Problem — Repeat verbatim only the lines from the opening of the material below through the one that contains "var shadeMaxR = 2.0;".

+++ Provided data +++

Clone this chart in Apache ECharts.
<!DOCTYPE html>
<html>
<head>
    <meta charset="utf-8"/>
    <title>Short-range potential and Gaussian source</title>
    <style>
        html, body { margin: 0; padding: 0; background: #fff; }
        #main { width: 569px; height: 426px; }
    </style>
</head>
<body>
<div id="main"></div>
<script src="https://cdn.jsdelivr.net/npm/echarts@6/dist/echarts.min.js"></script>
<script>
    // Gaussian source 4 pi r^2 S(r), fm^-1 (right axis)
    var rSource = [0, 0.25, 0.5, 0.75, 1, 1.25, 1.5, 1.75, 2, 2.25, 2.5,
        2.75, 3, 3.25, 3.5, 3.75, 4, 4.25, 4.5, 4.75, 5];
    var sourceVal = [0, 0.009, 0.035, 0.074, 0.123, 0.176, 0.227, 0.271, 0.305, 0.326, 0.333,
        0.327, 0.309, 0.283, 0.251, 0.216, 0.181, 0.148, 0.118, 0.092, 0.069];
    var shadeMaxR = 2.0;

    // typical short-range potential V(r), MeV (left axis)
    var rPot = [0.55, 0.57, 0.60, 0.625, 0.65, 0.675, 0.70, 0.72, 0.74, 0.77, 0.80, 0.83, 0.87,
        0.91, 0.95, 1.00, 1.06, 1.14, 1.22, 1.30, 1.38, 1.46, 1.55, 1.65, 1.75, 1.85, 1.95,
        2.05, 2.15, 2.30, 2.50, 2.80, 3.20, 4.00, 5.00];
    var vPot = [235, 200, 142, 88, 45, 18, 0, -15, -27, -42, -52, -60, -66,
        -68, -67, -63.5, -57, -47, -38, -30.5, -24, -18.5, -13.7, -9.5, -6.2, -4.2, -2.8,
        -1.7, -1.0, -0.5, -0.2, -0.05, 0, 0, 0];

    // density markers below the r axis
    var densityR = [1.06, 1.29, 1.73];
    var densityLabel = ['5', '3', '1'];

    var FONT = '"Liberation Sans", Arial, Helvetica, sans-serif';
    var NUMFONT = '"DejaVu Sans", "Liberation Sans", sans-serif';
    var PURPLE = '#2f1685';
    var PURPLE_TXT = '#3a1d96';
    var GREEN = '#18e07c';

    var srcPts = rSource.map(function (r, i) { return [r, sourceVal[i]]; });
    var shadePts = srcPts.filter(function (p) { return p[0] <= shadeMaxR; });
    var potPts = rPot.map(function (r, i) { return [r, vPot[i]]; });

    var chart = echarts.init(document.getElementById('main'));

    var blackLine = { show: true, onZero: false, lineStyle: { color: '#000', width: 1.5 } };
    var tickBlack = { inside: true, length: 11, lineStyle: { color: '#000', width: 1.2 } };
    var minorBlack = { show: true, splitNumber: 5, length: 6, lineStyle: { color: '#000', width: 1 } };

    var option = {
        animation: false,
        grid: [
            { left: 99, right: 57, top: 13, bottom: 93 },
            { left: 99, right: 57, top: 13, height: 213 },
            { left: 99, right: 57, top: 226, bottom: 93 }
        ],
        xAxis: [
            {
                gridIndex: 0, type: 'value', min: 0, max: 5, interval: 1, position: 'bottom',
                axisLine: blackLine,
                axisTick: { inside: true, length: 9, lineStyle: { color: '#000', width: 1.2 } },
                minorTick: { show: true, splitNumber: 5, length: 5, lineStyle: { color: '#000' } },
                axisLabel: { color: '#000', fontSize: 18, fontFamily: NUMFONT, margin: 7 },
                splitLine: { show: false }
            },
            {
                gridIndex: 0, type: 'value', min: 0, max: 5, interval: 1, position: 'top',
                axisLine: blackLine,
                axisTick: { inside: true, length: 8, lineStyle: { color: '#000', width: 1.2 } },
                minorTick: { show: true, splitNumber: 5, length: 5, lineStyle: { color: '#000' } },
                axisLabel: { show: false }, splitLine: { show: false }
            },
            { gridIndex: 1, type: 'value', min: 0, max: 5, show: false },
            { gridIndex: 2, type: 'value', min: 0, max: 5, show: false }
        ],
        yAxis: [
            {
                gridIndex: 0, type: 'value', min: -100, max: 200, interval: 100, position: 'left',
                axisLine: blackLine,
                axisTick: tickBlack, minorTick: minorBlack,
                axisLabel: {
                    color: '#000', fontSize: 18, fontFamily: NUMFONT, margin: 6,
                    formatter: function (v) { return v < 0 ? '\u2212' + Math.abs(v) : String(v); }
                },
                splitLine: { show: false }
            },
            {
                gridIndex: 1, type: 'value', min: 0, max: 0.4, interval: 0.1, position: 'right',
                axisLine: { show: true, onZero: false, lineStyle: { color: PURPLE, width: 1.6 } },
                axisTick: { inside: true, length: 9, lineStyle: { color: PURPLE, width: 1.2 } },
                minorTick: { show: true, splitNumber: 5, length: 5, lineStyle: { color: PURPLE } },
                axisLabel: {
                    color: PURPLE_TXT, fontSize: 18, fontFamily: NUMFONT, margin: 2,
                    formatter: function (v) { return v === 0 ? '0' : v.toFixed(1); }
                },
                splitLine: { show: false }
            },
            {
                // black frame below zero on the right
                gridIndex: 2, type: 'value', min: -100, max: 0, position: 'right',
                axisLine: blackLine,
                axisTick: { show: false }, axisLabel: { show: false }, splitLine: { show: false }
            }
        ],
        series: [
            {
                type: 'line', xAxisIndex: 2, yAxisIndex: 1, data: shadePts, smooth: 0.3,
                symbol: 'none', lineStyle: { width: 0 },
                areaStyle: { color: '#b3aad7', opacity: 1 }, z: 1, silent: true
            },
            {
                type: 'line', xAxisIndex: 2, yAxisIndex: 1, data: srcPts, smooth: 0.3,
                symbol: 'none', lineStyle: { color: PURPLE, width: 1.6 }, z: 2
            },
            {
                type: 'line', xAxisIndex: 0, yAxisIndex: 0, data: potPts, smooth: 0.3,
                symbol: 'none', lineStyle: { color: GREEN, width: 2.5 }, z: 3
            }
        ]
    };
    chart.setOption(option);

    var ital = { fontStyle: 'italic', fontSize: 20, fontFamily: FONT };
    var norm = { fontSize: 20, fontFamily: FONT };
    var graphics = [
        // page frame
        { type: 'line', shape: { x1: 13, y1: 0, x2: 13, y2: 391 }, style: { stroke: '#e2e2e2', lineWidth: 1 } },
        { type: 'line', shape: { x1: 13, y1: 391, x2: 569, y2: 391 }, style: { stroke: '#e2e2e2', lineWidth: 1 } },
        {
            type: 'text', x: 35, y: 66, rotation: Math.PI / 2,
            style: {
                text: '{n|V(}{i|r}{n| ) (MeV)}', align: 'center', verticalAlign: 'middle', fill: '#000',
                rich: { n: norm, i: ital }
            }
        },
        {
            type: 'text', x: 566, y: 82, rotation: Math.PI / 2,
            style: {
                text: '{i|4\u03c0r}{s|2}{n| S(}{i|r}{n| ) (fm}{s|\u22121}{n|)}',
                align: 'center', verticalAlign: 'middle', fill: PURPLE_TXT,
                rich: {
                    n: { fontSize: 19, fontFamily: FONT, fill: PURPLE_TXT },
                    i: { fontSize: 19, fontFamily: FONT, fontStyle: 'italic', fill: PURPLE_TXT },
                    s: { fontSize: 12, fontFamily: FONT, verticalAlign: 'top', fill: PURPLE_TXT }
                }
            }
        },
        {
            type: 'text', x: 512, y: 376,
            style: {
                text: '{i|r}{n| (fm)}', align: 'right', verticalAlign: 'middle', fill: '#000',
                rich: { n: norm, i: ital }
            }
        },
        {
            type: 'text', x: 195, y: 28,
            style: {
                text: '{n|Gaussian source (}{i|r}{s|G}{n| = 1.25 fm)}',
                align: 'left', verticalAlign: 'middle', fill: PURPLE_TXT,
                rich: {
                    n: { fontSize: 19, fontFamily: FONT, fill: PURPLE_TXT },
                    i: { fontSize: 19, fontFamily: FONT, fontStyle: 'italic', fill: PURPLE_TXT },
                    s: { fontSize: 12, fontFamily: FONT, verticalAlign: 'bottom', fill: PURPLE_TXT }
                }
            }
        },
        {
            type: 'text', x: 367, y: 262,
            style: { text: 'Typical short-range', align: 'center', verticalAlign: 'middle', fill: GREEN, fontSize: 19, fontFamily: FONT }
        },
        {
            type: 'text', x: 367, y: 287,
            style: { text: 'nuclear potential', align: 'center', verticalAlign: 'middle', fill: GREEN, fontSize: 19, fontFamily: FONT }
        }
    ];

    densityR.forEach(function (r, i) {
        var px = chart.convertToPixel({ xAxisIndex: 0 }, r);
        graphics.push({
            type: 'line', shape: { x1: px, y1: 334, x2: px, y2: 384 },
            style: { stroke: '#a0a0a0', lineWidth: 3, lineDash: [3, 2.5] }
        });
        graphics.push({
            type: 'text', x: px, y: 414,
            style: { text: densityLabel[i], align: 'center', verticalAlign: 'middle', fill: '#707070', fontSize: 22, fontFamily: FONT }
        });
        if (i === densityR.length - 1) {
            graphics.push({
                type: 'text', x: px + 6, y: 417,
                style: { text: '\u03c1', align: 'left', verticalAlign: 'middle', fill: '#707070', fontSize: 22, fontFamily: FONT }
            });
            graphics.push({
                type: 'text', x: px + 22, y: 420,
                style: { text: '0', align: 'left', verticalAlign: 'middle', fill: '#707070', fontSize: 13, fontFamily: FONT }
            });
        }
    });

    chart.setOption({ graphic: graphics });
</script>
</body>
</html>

+++

Exercise result —
Clone this chart in Apache ECharts.
<!DOCTYPE html>
<html>
<head>
    <meta charset="utf-8"/>
    <title>Short-range potential and Gaussian source</title>
    <style>
        html, body { margin: 0; padding: 0; background: #fff; }
        #main { width: 569px; height: 426px; }
    </style>
</head>
<body>
<div id="main"></div>
<script src="https://cdn.jsdelivr.net/npm/echarts@6/dist/echarts.min.js"></script>
<script>
    // Gaussian source 4 pi r^2 S(r), fm^-1 (right axis)
    var rSource = [0, 0.25, 0.5, 0.75, 1, 1.25, 1.5, 1.75, 2, 2.25, 2.5,
        2.75, 3, 3.25, 3.5, 3.75, 4, 4.25, 4.5, 4.75, 5];
    var sourceVal = [0, 0.009, 0.035, 0.074, 0.123, 0.176, 0.227, 0.271, 0.305, 0.326, 0.333,
        0.327, 0.309, 0.283, 0.251, 0.216, 0.181, 0.148, 0.118, 0.092, 0.069];
    var shadeMaxR = 2.0;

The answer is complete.